Приходится повторять страшные и банальные
Антон был очень скромным и благородным человеком — он никогда не хвастался, не требовал внимания к себе, он тихо улыбался в усы и слушал других, и говорил не о себе, а о других, он стремился поделиться с другими тем, что любил — музыкой, стихами, хорошим вином, радостью жизни. Антон был меломаном — его коллекция прекрасной музыки уникальна. Он составлял для родных и друзей музыкальные композиции из своих любимых записей — каждому индивидуально — исходя из личности адресата. На моей кассете тридцатилетней давности в числе прочих — Дженис Джоплин и Леонард Коэн, о которых я и узнала благодаря Антону.
Он жил внутри музыки, и созданный им музыкальный проект «Игра в кортасики» тому подтверждение.
Антон был превосходным редактором — ответственным, доброжелательным, скрупулёзным и внимательным — я в этом убедилась, когда он редактировал мою статью. Об этом после его смерти писали многие, соприкоснувшиеся с ним как с редактором, великолепным и разносторонним филологом, отличным лектором и преподавателем.
Он интересовался глубоко и серьёзно теорией мистики, астрологии, таро — причём без того пошловатого налёта, который может появиться у интересующихся этой областью жизни.
Мы знаем его как блестящего переводчика — с английского, норвежского, ещё с нескольких языков.

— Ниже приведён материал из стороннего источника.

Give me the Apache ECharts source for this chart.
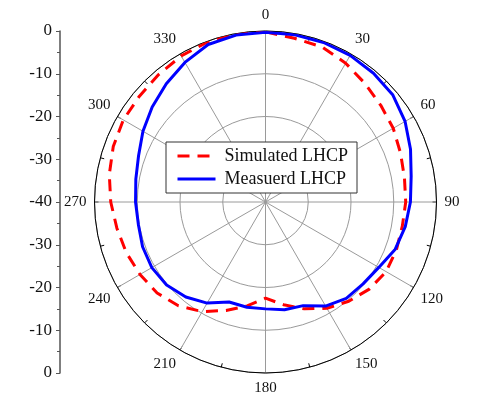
<!DOCTYPE html>
<html>
<head>
<meta charset="utf-8">
<script src="https://cdn.jsdelivr.net/npm/echarts@6/dist/echarts.min.js"></script>
<style>
html,body{margin:0;padding:0;background:#fff;}
#c{width:479px;height:400px;}
</style>
</head>
<body>
<div id="c"></div>
<script>
// Data
var angles = [0,10,20,30,40,50,60,70,80,90,100,110,120,130,140,150,160,170,180,190,200,210,220,230,240,250,260,270,280,290,300,310,320,330,340,350,360];
var simulated = [-0.2,-1.1,-1.4,-2.5,-3.8,-4.8,-5.5,-6.4,-7.0,-7.2,-7.5,-7.4,-7.4,-8.3,-9.7,-11.3,-13.4,-15.6,-17.5,-15.3,-13.0,-10.4,-8.3,-6.9,-6.1,-5.35,-4.7,-3.8,-2.9,-2.1,-1.6,-1.5,-1.1,-0.55,-0.2,0,-0.2];
var measured = [-0.3,-0.3,-0.3,-0.4,-0.7,-1.1,-2.3,-3.9,-5.4,-6.1,-6.8,-7.7,-9.4,-10.2,-10.6,-11.9,-14.2,-14.4,-15.0,-15.0,-15.1,-12.7,-11.0,-9.8,-9.3,-9.4,-9.8,-9.6,-9.2,-8.4,-6.9,-5.4,-3.9,-2.3,-0.8,-0.35,-0.3];
var seriesNames = ['Simulated LHCP','Measuerd LHCP'];
var angleTicks = [0,30,60,90,120,150,180,210,240,270,300,330];
var radiusMin = -40, radiusMax = 0, radiusStep = 10;

function pairs(vals){ return vals.map(function(v,i){ return [v, angles[i]]; }); }

var FONT = 'Liberation Serif';
var chart = echarts.init(document.getElementById('c'), null, {renderer:'canvas'});
chart.setOption({
  backgroundColor:'#fff',
  animation:false,
  textStyle:{fontFamily:FONT},
  polar:{center:[265.5,202], radius:171},
  angleAxis:{
    type:'value', min:0, max:360, interval:30, startAngle:90, clockwise:true,
    axisLine:{show:true, lineStyle:{color:'#000', width:1}},
    axisTick:{show:true, inside:true, length:4, lineStyle:{color:'#000'}},
    minorTick:{show:true, splitNumber:2, length:4, lineStyle:{color:'#000'}},
    axisLabel:{show:true, margin:8, color:'#111', fontSize:15, fontFamily:FONT,
      formatter:function(v){ return angleTicks.indexOf(v)>=0 ? String(v) : ''; }},
    splitLine:{show:true, lineStyle:{color:'#9a9a9a', width:1}}
  },
  radiusAxis:{
    type:'value', min:radiusMin, max:radiusMax, interval:radiusStep,
    axisLine:{show:false}, axisTick:{show:false}, axisLabel:{show:false},
    splitLine:{show:true, lineStyle:{color:'#9a9a9a', width:1}}
  },
  grid:{left:60, top:31, height:342, width:1},
  xAxis:{type:'value', show:false, min:0, max:1},
  yAxis:{
    type:'value', min:radiusMin, max:-radiusMin, interval:radiusStep, position:'left',
    axisLine:{show:true, lineStyle:{color:'#555', width:1.5}},
    axisTick:{show:true, length:4, lineStyle:{color:'#555'}},
    minorTick:{show:true, splitNumber:2, length:3, lineStyle:{color:'#555'}},
    splitLine:{show:false},
    axisLabel:{color:'#111', fontSize:17, fontFamily:FONT, margin:8,
      formatter:function(v){ return String(Math.abs(v)+radiusMin); }}
  },
  legend:{
    show:true, orient:'vertical', left:166, top:142,
    data:seriesNames,
    backgroundColor:'#fff', borderColor:'#333', borderWidth:1,
    padding:[5,9,5,10], itemGap:5, itemWidth:38, itemHeight:14,
    itemStyle:{opacity:0},
    lineStyle:{width:3},
    textStyle:{fontFamily:FONT, fontSize:18, color:'#111', padding:[0,0,0,4]}
  },
  series:[
    {name:seriesNames[0], type:'line', coordinateSystem:'polar', showSymbol:false, symbol:'none',
     data:pairs(simulated), color:'#ff0000',
     lineStyle:{color:'#ff0000', width:3, type:[12,8]}, z:3},
    {name:seriesNames[1], type:'line', coordinateSystem:'polar', showSymbol:false, symbol:'none',
     data:pairs(measured), color:'#0000ff',
     lineStyle:{color:'#0000ff', width:3}, z:4}
  ]
});
</script>
</body>
</html>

Антон был тонким лирическим поэтом — со своим уникальным голосом, и об этой стороне его жизни не очень многие знают, а жаль. Перечитывала сейчас его стихи — и оторопь взяла, как многое он про себя — и про всех нас — предсказал. Впрочем, такое провидчество как раз и свойственно настоящим поэтам:
* * *
И ты думаешь,
кому и когда в следующий раз
захочется поделиться с тобой послевкусием
жизни, как она вышла рядом,
и проводишь языком по губам
— синеватая горечь водки за полночь, —
единственное послевкусие на сегодняшний день,
а потом выходишь курить
и прислонившись виском к стене
чувствуешь вдруг
прохладную шероховатость краски
и
вместо отчаянья,
тогда вместо отчаянья:
разве что
щенячья благодарность этому миру.
Такое сочетание пронзительной грусти с радостной благодарностью — очень характерны и для поэзии, и для жизни, и для музыки Антона.
Я не буду заниматься здесь подробными перечислениями его знаний и заслуг — это некролог, а не статья в Википедии. Статьи в Википедии об Антоне, кстати, нет — он так много сделал, но не прикладывал рук к личному продвижению — ему было незачем, он жил, а не раскрашивал оболочку своей жизни, радовался и изумлялся, а не пускал пыль в глаза.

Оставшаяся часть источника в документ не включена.